The digital revolution, and the technology that has brought it about, have changed our relationship with brands, and their products and services. The interaction between customers and their brands has changed from static, flat and unresponsive to an always-on, dynamic, multi-dimensional and interactive. Digital has integrated brands into our daily lives like never before and brands are now able to interact with us every waking moment. This may have seemed like a dream come true to brands at the beginning, but they soon realised the consequences that this new interactive relationship and the accompanying transfer of power to the customer would bring about.

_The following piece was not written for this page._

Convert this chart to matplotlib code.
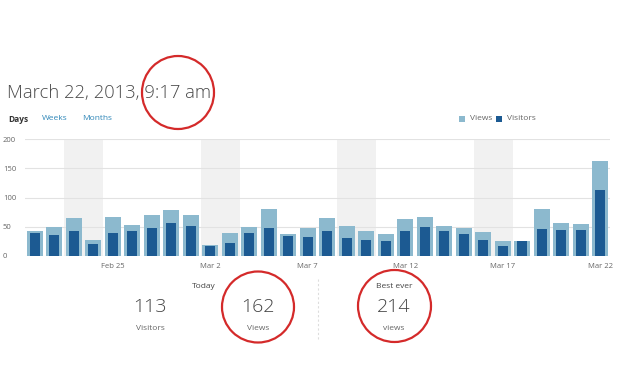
import matplotlib
matplotlib.use("Agg")
import matplotlib.pyplot as plt
from matplotlib.patches import Ellipse, Rectangle
import numpy as np

plt.rcParams['font.family'] = ['Open Sans', 'DejaVu Sans']

# Data
days = ["Feb 21", "Feb 22", "Feb 23", "Feb 24", "Feb 25", "Feb 26", "Feb 27", "Feb 28",
        "Mar 1", "Mar 2", "Mar 3", "Mar 4", "Mar 5", "Mar 6", "Mar 7", "Mar 8", "Mar 9",
        "Mar 10", "Mar 11", "Mar 12", "Mar 13", "Mar 14", "Mar 15", "Mar 16", "Mar 17",
        "Mar 18", "Mar 19", "Mar 20", "Mar 21", "Mar 22"]
views = [42, 49, 65, 27, 67, 53, 70, 79, 70, 18, 40, 50, 81, 38, 48, 65, 52, 43, 37, 63,
         66, 52, 48, 41, 25, 26, 81, 56, 55, 162]
visitors = [39, 36, 43, 21, 40, 42, 48, 57, 51, 17, 22, 39, 48, 34, 33, 43, 31, 27, 25, 42,
            50, 42, 37, 28, 17, 25, 47, 44, 44, 113]
weekends = ["Feb 23", "Feb 24", "Mar 2", "Mar 3", "Mar 9", "Mar 10", "Mar 16", "Mar 17"]
tick_labels = ["Feb 25", "Mar 2", "Mar 7", "Mar 12", "Mar 17", "Mar 22"]
y_ticks = [0, 50, 100, 150, 200]

title = "March 22, 2013, 9:17 am"
today_visitors = 113
today_views = 162
best_ever = 214

VIEW_C = "#8cb9ce"
VIS_C = "#1c5a92"
GRAY = "#666666"
LINK = "#2e86b8"

W, H = 624, 390
fig = plt.figure(figsize=(W / 100, H / 100), dpi=100)

ax = fig.add_axes([25 / W, (H - 256) / H, 585 / W, 117 / H])
x = np.arange(len(days))
for d in weekends:
    i = days.index(d)
    ax.axvspan(i - 0.5, i + 0.5, color="#f1f1f1", lw=0, zorder=0)
for yv in y_ticks:
    ax.axhline(yv, color="#e2e2e2", lw=0.8, zorder=0.5)
ax.bar(x, views, width=0.82, color=VIEW_C, zorder=2)
ax.bar(x, visitors, width=0.5, color=VIS_C, zorder=3)
ax.set_xlim(-0.5, len(days) - 0.5)
ax.set_ylim(0, 200)
ax.set_yticks(y_ticks)
ax.set_yticklabels([str(v) for v in y_ticks])
ax.set_xticks([days.index(t) for t in tick_labels])
ax.set_xticklabels(tick_labels)
ax.tick_params(axis='both', length=0, labelsize=5.5, colors=GRAY)
ax.tick_params(axis='y', pad=16)
ax.tick_params(axis='x', pad=5)
for lab in ax.get_yticklabels():
    lab.set_horizontalalignment('left')
for s in ax.spines.values():
    s.set_visible(False)

# overlay in pixel coordinates
ov = fig.add_axes([0, 0, 1, 1], zorder=10)
ov.set_xlim(0, W)
ov.set_ylim(H, 0)
ov.axis('off')
ov.patch.set_alpha(0)

ov.text(7, 93, title, fontsize=13.2, color="#4a4a4a", va='center', ha='left', fontweight='light')
ov.text(8, 119, "Days", fontsize=6, color="#333333", fontweight='bold', va='center')
ov.text(42, 119, "Weeks", fontsize=6, color=LINK, va='center')
ov.text(82, 119, "Months", fontsize=6, color=LINK, va='center')

ov.add_patch(Rectangle((459, 115.5), 6, 6, color=VIEW_C, lw=0))
ov.text(470, 119, "Views", fontsize=6, color=GRAY, va='center')
ov.add_patch(Rectangle((496, 115.5), 6, 6, color=VIS_C, lw=0))
ov.text(507, 119, "Visitors", fontsize=6, color=GRAY, va='center')

# stats
ov.text(204, 286, "Today", fontsize=6, color="#444444", ha='center', va='center')
ov.text(150, 307, str(today_visitors), fontsize=14, color="#444444", ha='center', va='center', fontweight='light')
ov.text(150, 328, "Visitors", fontsize=6, color=GRAY, ha='center', va='center')
ov.text(258, 307, str(today_views), fontsize=14, color="#444444", ha='center', va='center', fontweight='light')
ov.text(258, 328, "Views", fontsize=6, color=GRAY, ha='center', va='center')
ov.plot([318, 318], [279, 340], color="#dddddd", lw=0.8, ls=(0, (2, 2)))
ov.text(394, 286, "Best ever", fontsize=6, color="#444444", ha='center', va='center')
ov.text(394, 307, str(best_ever), fontsize=14, color="#444444", ha='center', va='center', fontweight='light')
ov.text(394, 328, "views", fontsize=6, color=GRAY, ha='center', va='center')

# red circles
for cx, cy, rx, ry in [(178, 92.5, 36, 36.5), (258, 307, 36, 35.5), (394.5, 306, 36.5, 36)]:
    ov.add_patch(Ellipse((cx, cy), 2 * rx, 2 * ry, fill=False, ec="#d42a2a", lw=1.6))

fig.savefig("out.png", dpi=100)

Digitisation has meant that we now expect much more from our brands because we let them into our lives on an almost constant basis. The distance between us and them has diminished to the point that we think of brands as extensions of ourselves, endowing us with the powers and values we want to portray to the world (powers which they execute through the smartphone). We want them to be both useful and meaningful — that is, we want brands to be useful, and through their usefulness, we want them to give our meaningless, modern lives meaning. And so we now measure brands not by their passive perceived value, as told to us through their marketing — but by their active, experienced value as shown to us through their utility.

This has become a major problem for many brands because most have no meaning beyond that which has been created to sell the product or service. And now, without the ability to create meaning with their customers in this new interactive always-on constant world, many brands are unable to build the deep trusted relationships which lead to advocacy. And without advocacy, brands die a quick death in a constantly changing marketplace.

In times of war, and other periods of macro flux like our current one, customers search out sanctuaries of meaning, and retreat to brands that can offer meaning in a transforming world. They look for partnerships built on trust in anxious times through a secure triumvirate of family, friends, and brands. And they judge those brands they let into their inner circle of safety on three core criteria — usefulness to me (utilitarianism), knowledge of me (omniscience), integration with me (synthesis). A brand that can fulfil these three criteria can begin to develop the advocacy it will need to thrive in challenging times while all other brands struggle to survive. Meaning (through utility) + Trust (through knowledge) + Partnership (through integration) = Advocacy — a simple formula to traverse these complex times based on authentic devotion to helping customers and their communities in times of need.

Will the brands that want to help us save the world please stand up?